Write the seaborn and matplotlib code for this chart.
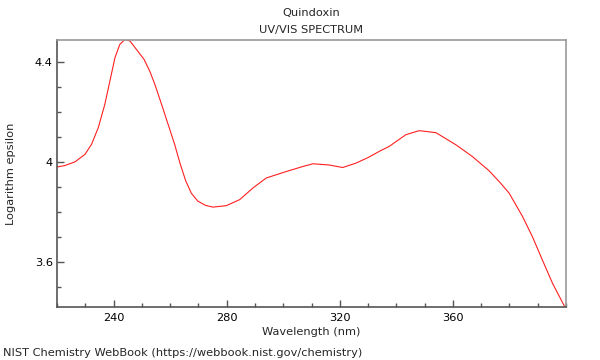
import matplotlib
matplotlib.use("Agg")
import matplotlib.pyplot as plt
import seaborn as sns
import pandas as pd
from matplotlib.ticker import MultipleLocator

sns.set_theme(style="white")
plt.rcParams['font.family'] = ['DejaVu Sans']

wavelength = [220, 222.8, 226.4, 229.9, 232.2, 234.6, 236.9, 238.7, 240.5, 242.2,
              244.0, 245.8, 248.1, 250.8, 252.8, 254.6, 257.0, 259.3, 261.6, 263.5,
              265.5, 267.5, 269.8, 272.5, 275.2, 279.9, 284.6, 289.3, 294.0, 301.1, 306.9,
              310.5, 316.4, 321.0, 325.8, 330.0, 334.0, 337.5, 343.4, 348.1, 354.0,
              361.1, 366.9, 372.8, 376.5, 379.9, 384.6, 388.1, 391.6, 395.2, 399.5]
log_eps = [3.980, 3.986, 4.001, 4.031, 4.071, 4.138, 4.231, 4.325, 4.419, 4.472,
           4.492, 4.486, 4.452, 4.412, 4.365, 4.312, 4.231, 4.151, 4.071, 3.995,
           3.925, 3.875, 3.843, 3.826, 3.819, 3.825, 3.849, 3.896, 3.936, 3.962, 3.982,
           3.993, 3.988, 3.978, 3.996, 4.018, 4.043, 4.063, 4.110, 4.126, 4.118,
           4.069, 4.022, 3.965, 3.920, 3.875, 3.782, 3.701, 3.608, 3.514, 3.420]
xticks = [240, 280, 320, 360]
yticks = [3.6, 4.0, 4.4]
ytick_labels = ["3.6", "4", "4.4"]

df = pd.DataFrame({"Wavelength": wavelength, "LogEps": log_eps})

fig = plt.figure(figsize=(6, 3.6), dpi=100)
ax = fig.add_axes([57/600, 1-307/360, (566-57)/600, (307-40)/360])
sns.lineplot(data=df, x="Wavelength", y="LogEps", ax=ax, color="#ff2020",
             linewidth=0.8, sort=False)

ax.set_xlim(220, 400)
ax.set_ylim(3.418, 4.49)
ax.set_xticks(xticks)
ax.set_xticklabels([str(t) for t in xticks])
ax.set_yticks(yticks)
ax.set_yticklabels(ytick_labels)
ax.xaxis.set_minor_locator(MultipleLocator(10))
ax.yaxis.set_minor_locator(MultipleLocator(0.1))
ax.tick_params(which="both", direction="in", bottom=True, left=True, top=False, right=False,
               colors="#555555", labelcolor="black", labelsize=8.2, width=1)
ax.tick_params(which="major", length=5)
ax.tick_params(which="minor", length=3)
ax.tick_params(axis="x", pad=4)
ax.tick_params(axis="y", pad=3)
for s in ax.spines.values():
    s.set_visible(True)
    s.set_color("#999999")
    s.set_linewidth(1.2)
ax.spines["left"].set_color("#555555")
ax.spines["bottom"].set_color("#555555")

ax.set_xlabel("Wavelength (nm)", fontsize=8.2)
ax.xaxis.set_label_coords(0.5, -(332-307)/267, transform=ax.transAxes)
ax.set_ylabel("Logarithm epsilon", fontsize=8.2)
ax.yaxis.set_label_coords(-(57-11)/509, 0.5, transform=ax.transAxes)
ax.yaxis.label.set_va("center")
ax.xaxis.label.set_va("center")
fig.text(311.5/600, 1-13/360, "Quindoxin", fontsize=8.2, ha="center", va="center")
fig.text(311.5/600, 1-30/360, "UV/VIS SPECTRUM", fontsize=8.2, ha="center", va="center")
fig.text(3/600, 1-353/360, "NIST Chemistry WebBook (https://webbook.nist.gov/chemistry)",
         fontsize=8.2, ha="left", va="center")

fig.savefig("out.png", dpi=100)
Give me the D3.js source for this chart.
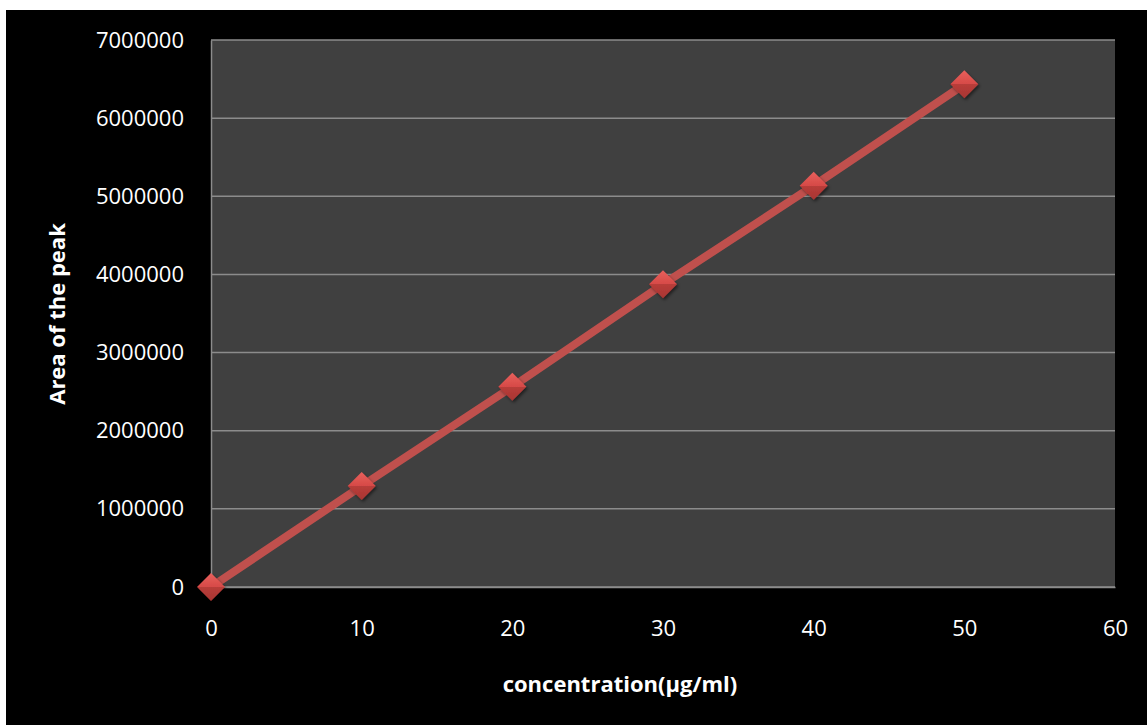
<!DOCTYPE html>
<html><head><meta charset="utf-8">
<script src="https://cdn.jsdelivr.net/npm/d3@7"></script>
<style>
html,body{margin:0;padding:0;background:#fff;}
svg{display:block;}
</style></head>
<body>
<script>
const concentration = [0, 10, 20, 30, 40, 50];
const peakArea = [0, 1293000, 2563000, 3874000, 5136000, 6433000];
const xTicks = [0, 10, 20, 30, 40, 50, 60];
const yTicks = [0, 1000000, 2000000, 3000000, 4000000, 5000000, 6000000, 7000000];

(function(){
const W = 1147, H = 725;
const svg = d3.select("body").append("svg").attr("width", W).attr("height", H);

const defs = svg.append("defs");
const grad = defs.append("linearGradient").attr("id","mk").attr("x1",0).attr("y1",0).attr("x2",0).attr("y2",1);
grad.append("stop").attr("offset","0%").attr("stop-color","#e8605c");
grad.append("stop").attr("offset","50%").attr("stop-color","#d64a47");
grad.append("stop").attr("offset","50%").attr("stop-color","#b93d3a");
grad.append("stop").attr("offset","100%").attr("stop-color","#a83532");
const filt = defs.append("filter").attr("id","sh").attr("x","-50%").attr("y","-50%").attr("width","200%").attr("height","200%");
filt.append("feDropShadow").attr("dx",1.5).attr("dy",2).attr("stdDeviation",1.5).attr("flood-color","#000").attr("flood-opacity",0.5);

svg.append("rect").attr("x",0).attr("y",0).attr("width",W).attr("height",H).attr("fill","#fff");
svg.append("rect").attr("x",6).attr("y",10).attr("width",W-6).attr("height",H-10).attr("fill","#000");

const pl = 211, pr = 1115, pt = 40, pb = 587;
const x = d3.scaleLinear().domain([0,60]).range([pl,pr]);
const y = d3.scaleLinear().domain([0,7000000]).range([pb,pt]);

svg.append("rect").attr("x",pl).attr("y",pt).attr("width",pr-pl).attr("height",pb-pt).attr("fill","#404040");

svg.append("g").selectAll("line").data(yTicks).join("line")
  .attr("x1",pl).attr("x2",pr)
  .attr("y1",d=>y(d)).attr("y2",d=>y(d))
  .attr("stroke","#8c8c8c").attr("stroke-width",1.5);

const yAxis = d3.axisLeft(y).tickValues(yTicks).tickFormat(d3.format("d")).tickSize(0).tickPadding(27);
const gy = svg.append("g").attr("transform",`translate(${pl},0)`).call(yAxis);
gy.select(".domain").attr("stroke","#8c8c8c").attr("stroke-width",1.5);
gy.selectAll("text").attr("fill","#fff").style("font-family","'Open Sans', sans-serif").style("font-size","22px");

const xAxis = d3.axisBottom(x).tickValues(xTicks).tickFormat(d3.format("d")).tickSize(0).tickPadding(33);
const gx = svg.append("g").attr("transform",`translate(0,${pb})`).call(xAxis);
gx.select(".domain").attr("stroke","#8c8c8c").attr("stroke-width",1.5);
gx.selectAll("text").attr("fill","#fff").style("font-family","'Open Sans', sans-serif").style("font-size","22px");

const line = d3.line().x((d,i)=>x(concentration[i])).y(d=>y(d));
svg.append("path").datum(peakArea).attr("d",line)
  .attr("fill","none").attr("stroke","#c0504d").attr("stroke-width",8).attr("stroke-linejoin","round");

const r = 14;
svg.append("g").selectAll("path").data(peakArea).join("path")
  .attr("transform",(d,i)=>`translate(${x(concentration[i])},${y(d)})`)
  .attr("d",`M0,${-r}L${r},0L0,${r}L${-r},0Z`)
  .attr("fill","url(#mk)").attr("filter","url(#sh)");

svg.append("text").attr("x",620).attr("y",692).attr("text-anchor","middle")
  .attr("fill","#fff").style("font-family","'Open Sans', sans-serif").style("font-weight","bold").style("font-size","22px")
  .text("concentration(µg/ml)");
svg.append("text").attr("transform","translate(65,314) rotate(-90)").attr("text-anchor","middle")
  .attr("fill","#fff").style("font-family","'Open Sans', sans-serif").style("font-weight","bold").style("font-size","22px")
  .text("Area of the peak");
})();
</script>
</body></html>
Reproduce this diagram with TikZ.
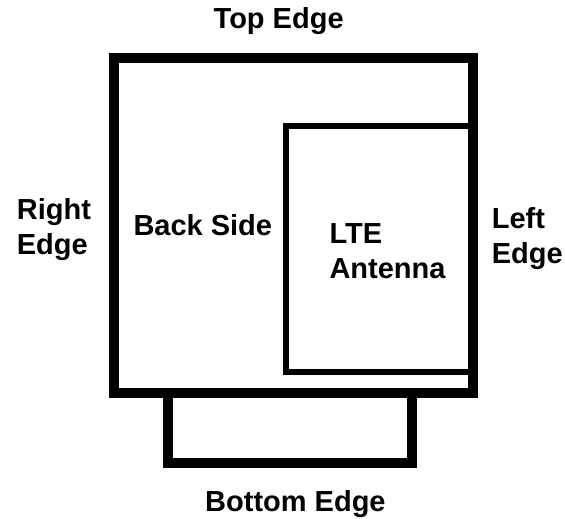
\documentclass[tikz,border=0pt]{standalone}
\usepackage{fontspec}
\setmainfont{Liberation Sans}
\begin{document}
\begin{tikzpicture}[x=1pt,y=-1pt,
  frame/.style={draw=black,line width=10pt},
  thin frame/.style={draw=black,line width=6pt},
  lbl/.style={inner sep=0pt,anchor=base west,align=left,
    font=\fontsize{29}{35}\selectfont\bfseries}]
\useasboundingbox (0,0) rectangle (565,519);
\draw[frame] (114,58) rectangle (472.7,392.5);
\draw[thin frame] (286.3,126.3) rectangle (470.7,372.3);
\draw[frame] (168.3,392.5) -- (168.3,462.7) -- (412.3,462.7) -- (412.3,392.5);
\node[lbl] (top) at (213.5,28.3) {Top Edge};
\node[lbl] (right) at (16.7,254) {Right\\Edge};
\node[lbl] (backside) at (133.3,235) {Back Side};
\node[lbl] (lte) at (329.3,278.3) {LTE\\Antenna};
\node[lbl] (left) at (491.7,263.3) {Left\\Edge};
\node[lbl] (bottom) at (205,511) {Bottom Edge};
\end{tikzpicture}
\end{document}
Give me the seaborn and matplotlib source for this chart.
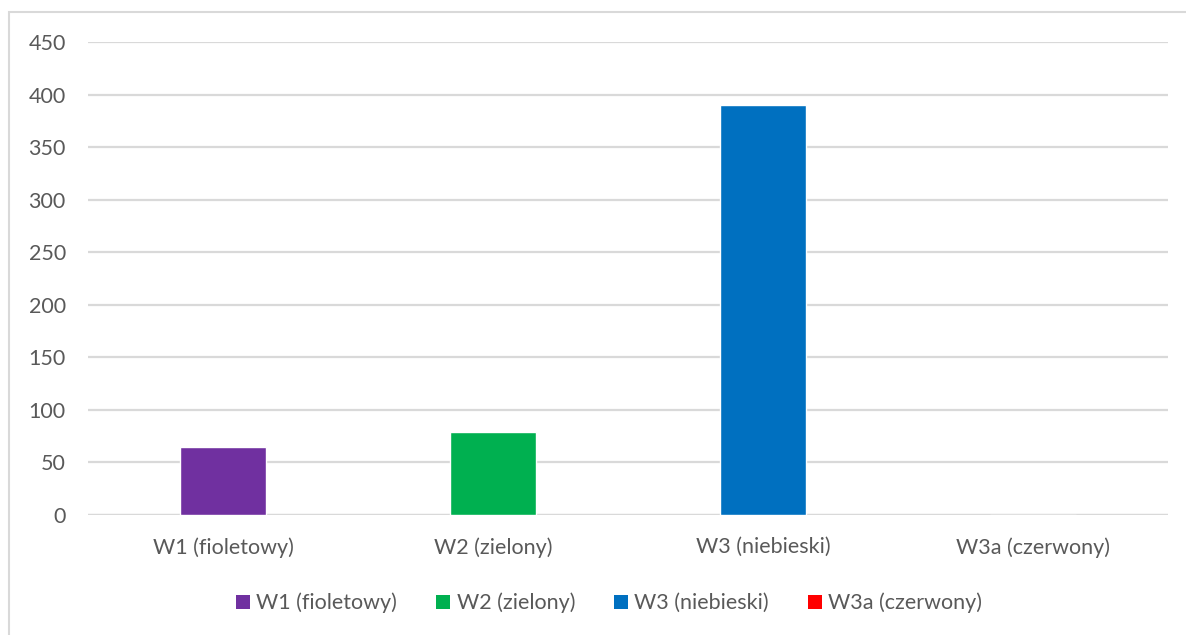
import matplotlib
matplotlib.use("Agg")
import matplotlib.pyplot as plt
import seaborn as sns
import pandas as pd
from matplotlib.patches import Patch, Rectangle

categories = ["W1 (fioletowy)", "W2 (zielony)", "W3 (niebieski)", "W3a (czerwony)"]
values = [65, 79, 390, 0]
colors = ["#7030A0", "#00B050", "#0070C0", "#FF0000"]
yticks = [0, 50, 100, 150, 200, 250, 300, 350, 400, 450]

sns.set_theme(style="white")
plt.rcParams['font.family'] = ['Lato', 'DejaVu Sans']
text_color = "#595959"
grid_color = "#D9D9D9"
fs = 15.5

fig = plt.figure(figsize=(11.86, 6.35), dpi=100)
ax = fig.add_axes([88/1186, 1-515/635, (1168-88)/1186, (515-42)/635])

df = pd.DataFrame({"cat": categories, "val": values})
sns.barplot(data=df, x="cat", y="val", hue="cat", palette=colors,
            width=0.315, legend=False, ax=ax, saturation=1)

ax.set_ylim(0, 450)
ax.set_xlim(-0.5, 3.5)
ax.set_yticks(yticks)
ax.set_yticklabels([str(t) for t in yticks])
ax.yaxis.grid(True, color=grid_color, linewidth=1.6)
ax.set_axisbelow(True)
for s in ax.spines.values():
    s.set_visible(False)
ax.axhline(0, color=grid_color, linewidth=1.6, zorder=0)
ax.set_xlabel("")
ax.set_ylabel("")
ax.tick_params(axis="y", length=0, pad=16, labelsize=fs, labelcolor=text_color)
ax.tick_params(axis="x", length=0, pad=16, labelsize=fs, labelcolor=text_color)

handles = [Patch(facecolor=c, edgecolor="none") for c in colors]
fig.legend(handles, categories, loc="center", bbox_to_anchor=(609/1186, 1-603/635),
           ncol=4, frameon=False, fontsize=fs, labelcolor=text_color,
           handlelength=0.65, handleheight=0.65, handletextpad=0.3, columnspacing=1.8)

fig.patches.append(Rectangle((9/1186, -0.1), 1.5, 1-12/635+0.1, transform=fig.transFigure,
                             fill=False, edgecolor="#D9D9D9", linewidth=1.5))

fig.savefig("out.png", dpi=100)
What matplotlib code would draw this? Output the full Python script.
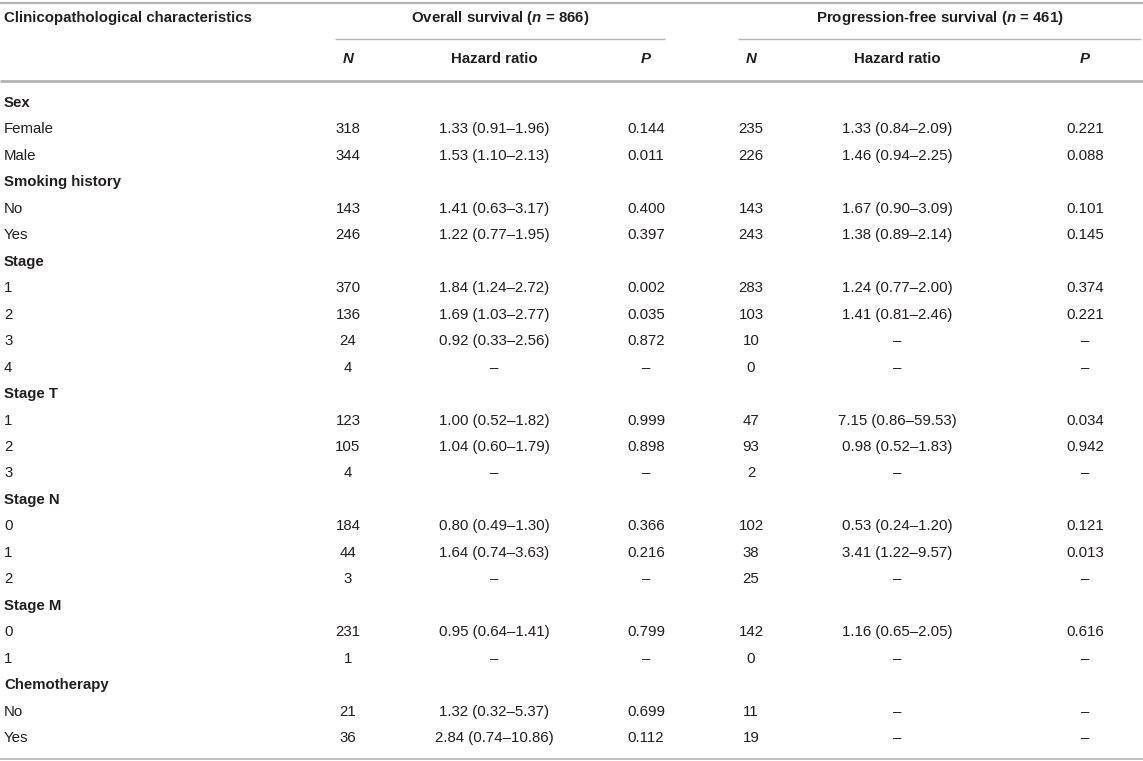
######
**Given problem:** All lines above starting at the one with "Give me the seaborn" and ending at the one with "350, 400, 450]", inclusive, are to be printed again exactly, with the pictures left out.

**Task response:**
Give me the seaborn and matplotlib source for this chart.
import matplotlib
matplotlib.use("Agg")
import matplotlib.pyplot as plt
import seaborn as sns
import pandas as pd
from matplotlib.patches import Patch, Rectangle

categories = ["W1 (fioletowy)", "W2 (zielony)", "W3 (niebieski)", "W3a (czerwony)"]
values = [65, 79, 390, 0]
colors = ["#7030A0", "#00B050", "#0070C0", "#FF0000"]
yticks = [0, 50, 100, 150, 200, 250, 300, 350, 400, 450]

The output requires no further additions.